MATERIAL PROVIDED:
[start]
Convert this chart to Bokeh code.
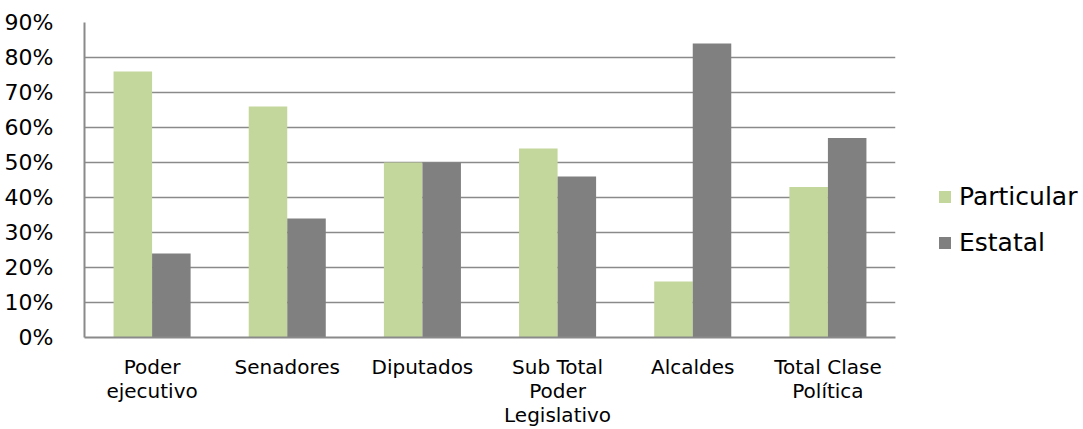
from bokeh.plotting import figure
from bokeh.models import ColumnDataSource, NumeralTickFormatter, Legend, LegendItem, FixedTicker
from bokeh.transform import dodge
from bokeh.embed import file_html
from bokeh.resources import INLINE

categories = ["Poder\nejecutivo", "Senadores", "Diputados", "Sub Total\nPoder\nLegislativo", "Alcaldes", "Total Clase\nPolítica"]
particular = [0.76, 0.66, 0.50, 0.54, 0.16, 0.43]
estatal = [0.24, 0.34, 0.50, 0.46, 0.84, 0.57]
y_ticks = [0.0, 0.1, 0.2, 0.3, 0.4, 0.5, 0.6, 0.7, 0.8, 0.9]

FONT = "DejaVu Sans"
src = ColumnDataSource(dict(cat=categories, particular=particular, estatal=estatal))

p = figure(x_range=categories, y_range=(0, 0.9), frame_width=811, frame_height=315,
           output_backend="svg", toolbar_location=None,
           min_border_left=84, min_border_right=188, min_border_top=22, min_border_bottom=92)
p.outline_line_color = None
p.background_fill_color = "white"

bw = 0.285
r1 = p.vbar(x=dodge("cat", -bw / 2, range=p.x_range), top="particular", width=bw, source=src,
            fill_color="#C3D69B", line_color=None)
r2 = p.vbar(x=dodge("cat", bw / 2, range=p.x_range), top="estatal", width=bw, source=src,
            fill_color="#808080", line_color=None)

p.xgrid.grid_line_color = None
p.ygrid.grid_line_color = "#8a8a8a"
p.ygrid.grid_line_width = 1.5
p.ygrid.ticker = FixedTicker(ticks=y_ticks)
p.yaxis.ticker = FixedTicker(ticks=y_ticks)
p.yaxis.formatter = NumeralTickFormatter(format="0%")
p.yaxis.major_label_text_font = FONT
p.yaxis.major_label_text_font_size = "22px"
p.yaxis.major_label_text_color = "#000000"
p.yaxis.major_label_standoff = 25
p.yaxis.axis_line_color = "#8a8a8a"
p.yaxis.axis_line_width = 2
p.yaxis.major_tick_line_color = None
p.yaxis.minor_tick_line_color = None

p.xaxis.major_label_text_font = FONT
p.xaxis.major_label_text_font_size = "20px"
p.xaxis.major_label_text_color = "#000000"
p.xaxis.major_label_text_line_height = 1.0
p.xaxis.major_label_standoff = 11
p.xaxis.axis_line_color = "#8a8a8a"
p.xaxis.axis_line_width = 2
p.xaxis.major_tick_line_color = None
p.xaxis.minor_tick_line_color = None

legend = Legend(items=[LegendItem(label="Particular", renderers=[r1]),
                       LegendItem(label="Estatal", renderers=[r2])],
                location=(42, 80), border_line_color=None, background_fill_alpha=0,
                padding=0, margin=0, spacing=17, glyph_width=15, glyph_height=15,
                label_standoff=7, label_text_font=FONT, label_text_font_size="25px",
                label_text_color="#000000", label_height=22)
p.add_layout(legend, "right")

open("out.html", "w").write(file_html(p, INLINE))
[end]
BRIEF:
Please extract exactly the lines of the data, from the first through the line containing "from bokeh.resources import INLINE", and add no pictures to the copy.

COMPLETED EXERCISE:
Convert this chart to Bokeh code.
from bokeh.plotting import figure
from bokeh.models import ColumnDataSource, NumeralTickFormatter, Legend, LegendItem, FixedTicker
from bokeh.transform import dodge
from bokeh.embed import file_html
from bokeh.resources import INLINE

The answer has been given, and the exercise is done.